Biography of Detroit Philanthropist and Social-Service Advocate
May 1, 2008 | Read Time: 1 minute
NEW BOOKS
Tracy W. McGregor: Humanitarian, Philanthropist, and Detroit Civic Leader
by Philip P. Mason
Tracy W. McGregor, the son of a piano maker, married into one of Detroit’s richest families and, with the help of his wife, went on to be a leader of social work at the beginning of the 20th century.
Philip P. Mason, a professor emeritus at Wayne State University, describes both the personal life and the many charitable endeavors of Mr. McGregor and his wife, Katherine, who were major supporters of low-cost housing, education, the arts, and social services in Detroit.
In 1891, when Mr. McGregor was 22, his father died; the younger McGregor left Oberlin College and took over two religious missions for homeless men, founded by his father in Detroit and Toledo, Ohio. He married his wife, whose father owned a lumber company, in 1901, and the two worked together to give away their money.

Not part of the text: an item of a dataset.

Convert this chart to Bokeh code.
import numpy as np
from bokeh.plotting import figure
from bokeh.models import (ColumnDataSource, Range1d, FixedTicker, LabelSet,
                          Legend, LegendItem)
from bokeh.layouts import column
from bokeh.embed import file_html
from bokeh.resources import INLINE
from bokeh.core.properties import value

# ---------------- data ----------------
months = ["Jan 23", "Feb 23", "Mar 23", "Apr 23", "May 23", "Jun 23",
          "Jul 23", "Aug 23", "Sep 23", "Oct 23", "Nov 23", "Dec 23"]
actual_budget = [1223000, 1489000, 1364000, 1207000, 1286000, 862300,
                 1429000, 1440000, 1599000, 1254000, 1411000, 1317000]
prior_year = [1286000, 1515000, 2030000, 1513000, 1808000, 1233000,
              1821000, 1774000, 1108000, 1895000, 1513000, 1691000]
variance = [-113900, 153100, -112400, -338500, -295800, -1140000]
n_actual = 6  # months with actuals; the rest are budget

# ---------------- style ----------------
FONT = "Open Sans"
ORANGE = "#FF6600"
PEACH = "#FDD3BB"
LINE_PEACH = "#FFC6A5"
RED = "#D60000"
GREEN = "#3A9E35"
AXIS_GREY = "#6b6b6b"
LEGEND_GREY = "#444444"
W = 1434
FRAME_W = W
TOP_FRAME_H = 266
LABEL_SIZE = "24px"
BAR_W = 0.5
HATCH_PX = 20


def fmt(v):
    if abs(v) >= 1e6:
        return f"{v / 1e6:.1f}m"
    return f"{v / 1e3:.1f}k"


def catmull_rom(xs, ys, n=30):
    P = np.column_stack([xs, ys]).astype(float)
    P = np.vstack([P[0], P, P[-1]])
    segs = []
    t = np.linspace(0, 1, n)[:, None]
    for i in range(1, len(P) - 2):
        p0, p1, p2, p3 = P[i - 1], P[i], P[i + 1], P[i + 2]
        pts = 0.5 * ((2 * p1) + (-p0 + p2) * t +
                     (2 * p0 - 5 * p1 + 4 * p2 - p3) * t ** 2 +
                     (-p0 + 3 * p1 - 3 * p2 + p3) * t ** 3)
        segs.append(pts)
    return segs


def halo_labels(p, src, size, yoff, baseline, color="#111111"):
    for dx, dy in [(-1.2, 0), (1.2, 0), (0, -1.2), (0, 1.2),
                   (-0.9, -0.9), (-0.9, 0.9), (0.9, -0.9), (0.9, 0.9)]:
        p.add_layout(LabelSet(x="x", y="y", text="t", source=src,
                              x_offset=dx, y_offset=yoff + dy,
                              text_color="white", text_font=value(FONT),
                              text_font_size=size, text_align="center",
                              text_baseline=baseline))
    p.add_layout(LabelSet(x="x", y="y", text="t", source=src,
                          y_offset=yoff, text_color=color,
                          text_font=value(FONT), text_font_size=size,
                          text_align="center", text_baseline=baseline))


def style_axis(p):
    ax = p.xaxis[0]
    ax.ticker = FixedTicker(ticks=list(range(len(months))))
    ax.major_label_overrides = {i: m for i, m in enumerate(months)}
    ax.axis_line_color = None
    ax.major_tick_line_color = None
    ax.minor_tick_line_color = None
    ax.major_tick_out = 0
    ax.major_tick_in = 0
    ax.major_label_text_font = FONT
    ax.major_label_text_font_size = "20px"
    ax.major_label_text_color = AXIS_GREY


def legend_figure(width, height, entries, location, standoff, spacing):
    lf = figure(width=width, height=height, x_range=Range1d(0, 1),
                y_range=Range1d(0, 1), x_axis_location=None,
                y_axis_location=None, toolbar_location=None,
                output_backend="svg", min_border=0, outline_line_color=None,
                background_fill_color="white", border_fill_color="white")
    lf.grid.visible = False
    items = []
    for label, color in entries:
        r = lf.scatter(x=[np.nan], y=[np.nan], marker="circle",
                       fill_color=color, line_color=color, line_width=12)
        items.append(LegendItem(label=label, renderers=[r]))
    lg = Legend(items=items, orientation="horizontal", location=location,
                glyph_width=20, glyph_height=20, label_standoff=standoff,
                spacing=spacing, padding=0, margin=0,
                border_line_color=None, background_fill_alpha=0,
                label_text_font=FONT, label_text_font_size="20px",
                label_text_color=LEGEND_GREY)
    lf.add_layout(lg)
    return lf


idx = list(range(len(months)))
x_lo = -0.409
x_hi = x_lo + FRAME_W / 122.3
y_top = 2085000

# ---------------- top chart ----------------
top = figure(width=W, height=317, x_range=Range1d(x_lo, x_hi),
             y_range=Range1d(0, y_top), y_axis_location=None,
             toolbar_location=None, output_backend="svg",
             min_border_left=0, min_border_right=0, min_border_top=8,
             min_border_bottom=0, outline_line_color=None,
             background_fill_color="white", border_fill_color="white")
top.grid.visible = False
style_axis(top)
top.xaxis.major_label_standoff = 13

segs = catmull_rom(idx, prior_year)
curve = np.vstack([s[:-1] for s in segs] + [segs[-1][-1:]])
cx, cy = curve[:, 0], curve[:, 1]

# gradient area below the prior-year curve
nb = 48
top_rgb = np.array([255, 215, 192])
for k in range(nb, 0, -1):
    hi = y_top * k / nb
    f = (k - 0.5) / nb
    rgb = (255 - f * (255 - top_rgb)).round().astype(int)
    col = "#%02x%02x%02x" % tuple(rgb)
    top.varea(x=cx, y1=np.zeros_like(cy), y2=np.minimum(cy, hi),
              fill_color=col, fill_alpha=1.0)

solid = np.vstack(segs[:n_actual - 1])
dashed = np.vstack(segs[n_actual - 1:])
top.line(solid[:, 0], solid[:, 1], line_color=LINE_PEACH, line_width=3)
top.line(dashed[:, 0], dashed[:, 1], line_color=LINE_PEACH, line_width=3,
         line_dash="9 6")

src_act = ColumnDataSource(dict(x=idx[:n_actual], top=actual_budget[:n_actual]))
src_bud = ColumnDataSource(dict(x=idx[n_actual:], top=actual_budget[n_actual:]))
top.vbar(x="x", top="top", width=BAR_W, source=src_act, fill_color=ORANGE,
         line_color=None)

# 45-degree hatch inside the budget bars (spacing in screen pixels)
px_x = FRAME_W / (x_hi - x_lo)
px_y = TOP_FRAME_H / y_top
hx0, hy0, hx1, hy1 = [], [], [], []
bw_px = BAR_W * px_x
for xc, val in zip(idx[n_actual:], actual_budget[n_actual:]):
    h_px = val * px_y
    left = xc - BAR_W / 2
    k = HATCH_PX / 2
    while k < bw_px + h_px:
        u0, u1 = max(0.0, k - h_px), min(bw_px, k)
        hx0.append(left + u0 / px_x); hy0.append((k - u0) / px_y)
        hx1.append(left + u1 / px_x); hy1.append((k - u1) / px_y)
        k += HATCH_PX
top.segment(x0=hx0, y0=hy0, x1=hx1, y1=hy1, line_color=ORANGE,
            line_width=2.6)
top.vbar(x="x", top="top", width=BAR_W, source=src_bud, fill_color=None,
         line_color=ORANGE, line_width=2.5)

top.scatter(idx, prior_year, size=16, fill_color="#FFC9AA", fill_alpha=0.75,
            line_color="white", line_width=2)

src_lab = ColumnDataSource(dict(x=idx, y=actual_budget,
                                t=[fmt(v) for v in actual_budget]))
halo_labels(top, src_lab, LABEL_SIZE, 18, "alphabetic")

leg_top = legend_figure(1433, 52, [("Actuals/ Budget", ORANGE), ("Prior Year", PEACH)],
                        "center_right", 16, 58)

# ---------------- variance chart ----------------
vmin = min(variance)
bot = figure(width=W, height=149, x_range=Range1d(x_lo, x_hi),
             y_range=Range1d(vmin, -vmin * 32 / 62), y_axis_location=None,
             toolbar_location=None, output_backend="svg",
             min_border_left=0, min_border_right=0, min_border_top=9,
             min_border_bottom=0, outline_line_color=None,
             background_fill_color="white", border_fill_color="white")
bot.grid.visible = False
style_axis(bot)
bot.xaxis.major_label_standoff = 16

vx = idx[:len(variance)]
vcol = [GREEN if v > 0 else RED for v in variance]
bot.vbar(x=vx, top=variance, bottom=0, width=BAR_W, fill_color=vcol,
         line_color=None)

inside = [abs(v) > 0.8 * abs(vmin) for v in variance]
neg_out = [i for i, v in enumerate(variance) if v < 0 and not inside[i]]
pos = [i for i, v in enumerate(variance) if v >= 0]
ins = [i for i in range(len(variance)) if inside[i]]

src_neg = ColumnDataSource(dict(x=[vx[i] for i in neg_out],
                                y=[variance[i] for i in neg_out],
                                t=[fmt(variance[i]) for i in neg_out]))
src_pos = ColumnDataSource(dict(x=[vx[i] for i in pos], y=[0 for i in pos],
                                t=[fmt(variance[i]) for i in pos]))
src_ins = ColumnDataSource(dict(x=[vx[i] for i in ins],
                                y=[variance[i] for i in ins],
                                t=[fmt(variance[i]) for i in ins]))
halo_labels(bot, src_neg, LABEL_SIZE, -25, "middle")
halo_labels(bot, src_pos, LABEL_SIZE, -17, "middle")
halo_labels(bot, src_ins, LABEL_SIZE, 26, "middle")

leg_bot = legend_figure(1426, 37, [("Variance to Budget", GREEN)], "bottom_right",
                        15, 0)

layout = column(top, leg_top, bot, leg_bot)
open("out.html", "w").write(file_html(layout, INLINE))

In 1912, as immigration began to increase significantly, Mr. McGregor advocated a focus on the “social needs of the rising population, especially in the areas of city planning, sanitary housing, playgrounds for children, industrial education, child labor, and workmen’s compensation laws.”
He organized local leaders to pursue these goals, and they lobbied the city government — often successfully — for social change.
Mr. and Mrs. McGregor endowed the McGregor Fund in 1925, and “set the model for ‘participating philanthropy,’” Mr. Mason writes. The couple’s philanthropy and advocacy “made lasting contributions to Detroit during the vital era when it was emerging from a growing town to a major urban metropolis,” writes Mr. Mason.